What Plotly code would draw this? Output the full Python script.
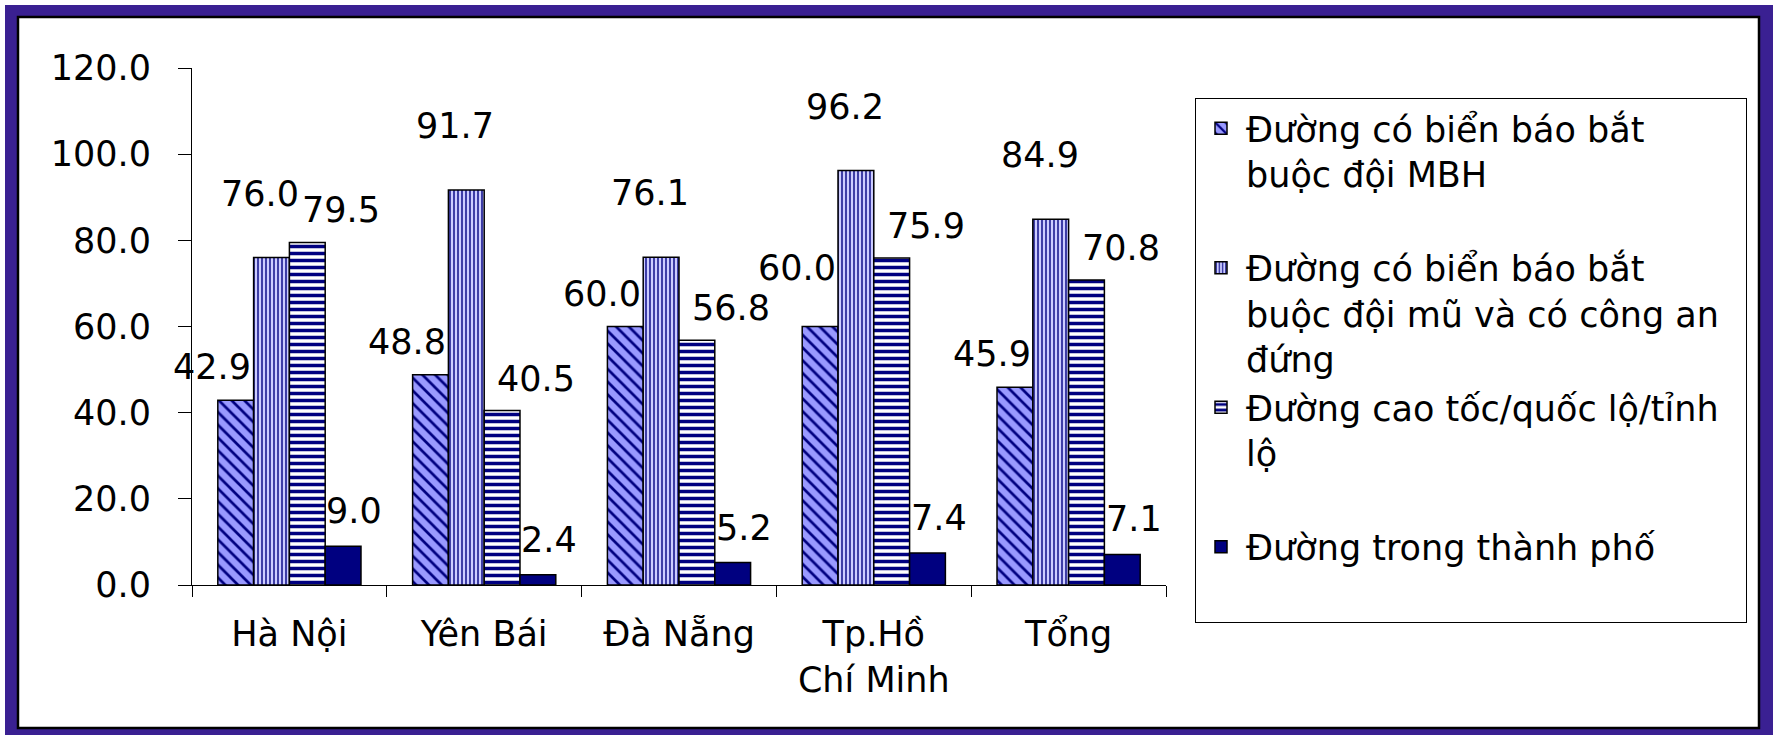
import plotly.graph_objects as go

# ---------------- data ----------------
categories = ["Hà Nội", "Yên Bái", "Đà Nẵng", "Tp.Hồ<br>Chí Minh", "Tổng"]
series_names = [
    "Đường có biển báo bắt<br>buộc đội MBH<br>\u00a0",
    "Đường có biển báo bắt<br>buộc đội mũ và có công an<br>đứng",
    "Đường cao tốc/quốc lộ/tỉnh\u00a0\u00a0<br>lộ<br>\u00a0",
    "Đường trong thành phố<br>\u00a0",
]
mbh_sign = [42.9, 48.8, 60.0, 60.0, 45.9]
helmet_police = [76.0, 91.7, 76.1, 96.2, 84.9]
highway = [79.5, 40.5, 56.8, 75.9, 70.8]
city_road = [9.0, 2.4, 5.2, 7.4, 7.1]
y_ticks = [0, 20, 40, 60, 80, 100, 120]

series_values = [mbh_sign, helmet_police, highway, city_road]

# ---------------- styles ----------------
FONT = "DejaVu Sans"
FS = 35
LFS = 35
NAVY = "#000080"
LAV = "#9999FF"
PURPLE = "#3A2092"

styles = [
    dict(color=LAV, pattern=dict(shape="\\", fgcolor=NAVY, bgcolor=LAV, size=9, solidity=0.3, fillmode="replace")),
    dict(color="#CCCCFF", pattern=dict(shape="|", fgcolor=NAVY, bgcolor="#CCCCFF", size=4, solidity=0.35, fillmode="replace")),
    dict(color="white", pattern=dict(shape="-", fgcolor=NAVY, bgcolor="white", size=7, solidity=0.5, fillmode="replace")),
    dict(color=NAVY),
]
# label offsets per series (pixels, relative to category centre / bar top)
label_shift = [(-77, 33), (-29, 64), (52, 32), (65, 35)]
# extra upward nudge of single labels that were lifted in the original layout
label_nudge = {(0, 3): 26}

W, H = 1773, 735
L, R, T, B = 192, 1166, 68, 585


def px_x(px):
    return (px - L) / (R - L)


def px_y(py):
    return (B - py) / (B - T)


fig = go.Figure()
for name, vals, st in zip(series_names, series_values, styles):
    fig.add_trace(go.Bar(
        x=categories, y=vals, name=name,
        marker=dict(line=dict(color="black", width=1.5), **st),
    ))

annotations = []
for si, (vals, (dx, dy)) in enumerate(zip(series_values, label_shift)):
    for ci, (c, v) in enumerate(zip(categories, vals)):
        annotations.append(dict(
            x=c, y=v, text=f"{v:.1f}", showarrow=False,
            xshift=dx, yshift=dy + label_nudge.get((si, ci), 0),
            xanchor="center", yanchor="middle",
            font=dict(family=FONT, size=FS, color="black"),
        ))

shapes = [
    dict(type="rect", xref="paper", yref="paper",
         x0=px_x(5), x1=px_x(1773), y0=px_y(5), y1=px_y(735),
         fillcolor=PURPLE, line=dict(width=0), layer="below"),
    dict(type="rect", xref="paper", yref="paper",
         x0=px_x(18), x1=px_x(1759), y0=px_y(17), y1=px_y(728),
         fillcolor="white", line=dict(color="black", width=2.5), layer="below"),
]

fig.update_layout(
    width=W, height=H,
    margin=dict(l=L, r=W - R, t=T, b=H - B, pad=0),
    paper_bgcolor="white",
    plot_bgcolor="rgba(0,0,0,0)",
    barmode="group", bargap=0.265, bargroupgap=0,
    font=dict(family=FONT, size=FS, color="black"),
    showlegend=True,
    legend=dict(
        x=px_x(1195), y=px_y(98), xanchor="left", yanchor="top",
        bgcolor="white", bordercolor="black", borderwidth=1,
        font=dict(family=FONT, size=LFS, color="black"),
        valign="top", itemwidth=40, tracegroupgap=0,
        traceorder="normal", maxheight=650,
    ),
    annotations=annotations,
    shapes=shapes,
    xaxis=dict(
        range=[-0.5, len(categories) - 0.5], autorange=False,
        showline=True, linecolor="black", linewidth=1,
        ticks="outside", ticklen=11, tickcolor="black", tickwidth=1,
        tickson="boundaries", showgrid=False, zeroline=False,
        tickfont=dict(family=FONT, size=FS), ticklabelstandoff=18,
    ),
    yaxis=dict(
        range=[0, 120], autorange=False, tickvals=y_ticks, tickformat=".1f",
        showline=True, linecolor="black", linewidth=1,
        ticks="outside", ticklen=13, tickcolor="black", tickwidth=1,
        showgrid=False, zeroline=False,
        tickfont=dict(family=FONT, size=FS), ticklabelstandoff=20,
    ),
)

fig.write_html(
    "out.html",
    config={"displayModeBar": False},
    post_script="document.body.style.margin='0px';",
)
###
**GIVEN REQUEST**
Leave out the pictures and retype every line above exactly.

**COMPLETE ANSWER**
What Plotly code would draw this? Output the full Python script.
import plotly.graph_objects as go

# ---------------- data ----------------
categories = ["Hà Nội", "Yên Bái", "Đà Nẵng", "Tp.Hồ<br>Chí Minh", "Tổng"]
series_names = [
    "Đường có biển báo bắt<br>buộc đội MBH<br>\u00a0",
    "Đường có biển báo bắt<br>buộc đội mũ và có công an<br>đứng",
    "Đường cao tốc/quốc lộ/tỉnh\u00a0\u00a0<br>lộ<br>\u00a0",
    "Đường trong thành phố<br>\u00a0",
]
mbh_sign = [42.9, 48.8, 60.0, 60.0, 45.9]
helmet_police = [76.0, 91.7, 76.1, 96.2, 84.9]
highway = [79.5, 40.5, 56.8, 75.9, 70.8]
city_road = [9.0, 2.4, 5.2, 7.4, 7.1]
y_ticks = [0, 20, 40, 60, 80, 100, 120]

series_values = [mbh_sign, helmet_police, highway, city_road]

# ---------------- styles ----------------
FONT = "DejaVu Sans"
FS = 35
LFS = 35
NAVY = "#000080"
LAV = "#9999FF"
PURPLE = "#3A2092"

styles = [
    dict(color=LAV, pattern=dict(shape="\\", fgcolor=NAVY, bgcolor=LAV, size=9, solidity=0.3, fillmode="replace")),
    dict(color="#CCCCFF", pattern=dict(shape="|", fgcolor=NAVY, bgcolor="#CCCCFF", size=4, solidity=0.35, fillmode="replace")),
    dict(color="white", pattern=dict(shape="-", fgcolor=NAVY, bgcolor="white", size=7, solidity=0.5, fillmode="replace")),
    dict(color=NAVY),
]
# label offsets per series (pixels, relative to category centre / bar top)
label_shift = [(-77, 33), (-29, 64), (52, 32), (65, 35)]
# extra upward nudge of single labels that were lifted in the original layout
label_nudge = {(0, 3): 26}

W, H = 1773, 735
L, R, T, B = 192, 1166, 68, 585


def px_x(px):
    return (px - L) / (R - L)


def px_y(py):
    return (B - py) / (B - T)


fig = go.Figure()
for name, vals, st in zip(series_names, series_values, styles):
    fig.add_trace(go.Bar(
        x=categories, y=vals, name=name,
        marker=dict(line=dict(color="black", width=1.5), **st),
    ))

annotations = []
for si, (vals, (dx, dy)) in enumerate(zip(series_values, label_shift)):
    for ci, (c, v) in enumerate(zip(categories, vals)):
        annotations.append(dict(
            x=c, y=v, text=f"{v:.1f}", showarrow=False,
            xshift=dx, yshift=dy + label_nudge.get((si, ci), 0),
            xanchor="center", yanchor="middle",
            font=dict(family=FONT, size=FS, color="black"),
        ))

shapes = [
    dict(type="rect", xref="paper", yref="paper",
         x0=px_x(5), x1=px_x(1773), y0=px_y(5), y1=px_y(735),
         fillcolor=PURPLE, line=dict(width=0), layer="below"),
    dict(type="rect", xref="paper", yref="paper",
         x0=px_x(18), x1=px_x(1759), y0=px_y(17), y1=px_y(728),
         fillcolor="white", line=dict(color="black", width=2.5), layer="below"),
]

fig.update_layout(
    width=W, height=H,
    margin=dict(l=L, r=W - R, t=T, b=H - B, pad=0),
    paper_bgcolor="white",
    plot_bgcolor="rgba(0,0,0,0)",
    barmode="group", bargap=0.265, bargroupgap=0,
    font=dict(family=FONT, size=FS, color="black"),
    showlegend=True,
    legend=dict(
        x=px_x(1195), y=px_y(98), xanchor="left", yanchor="top",
        bgcolor="white", bordercolor="black", borderwidth=1,
        font=dict(family=FONT, size=LFS, color="black"),
        valign="top", itemwidth=40, tracegroupgap=0,
        traceorder="normal", maxheight=650,
    ),
    annotations=annotations,
    shapes=shapes,
    xaxis=dict(
        range=[-0.5, len(categories) - 0.5], autorange=False,
        showline=True, linecolor="black", linewidth=1,
        ticks="outside", ticklen=11, tickcolor="black", tickwidth=1,
        tickson="boundaries", showgrid=False, zeroline=False,
        tickfont=dict(family=FONT, size=FS), ticklabelstandoff=18,
    ),
    yaxis=dict(
        range=[0, 120], autorange=False, tickvals=y_ticks, tickformat=".1f",
        showline=True, linecolor="black", linewidth=1,
        ticks="outside", ticklen=13, tickcolor="black", tickwidth=1,
        showgrid=False, zeroline=False,
        tickfont=dict(family=FONT, size=FS), ticklabelstandoff=20,
    ),
)

fig.write_html(
    "out.html",
    config={"displayModeBar": False},
    post_script="document.body.style.margin='0px';",
)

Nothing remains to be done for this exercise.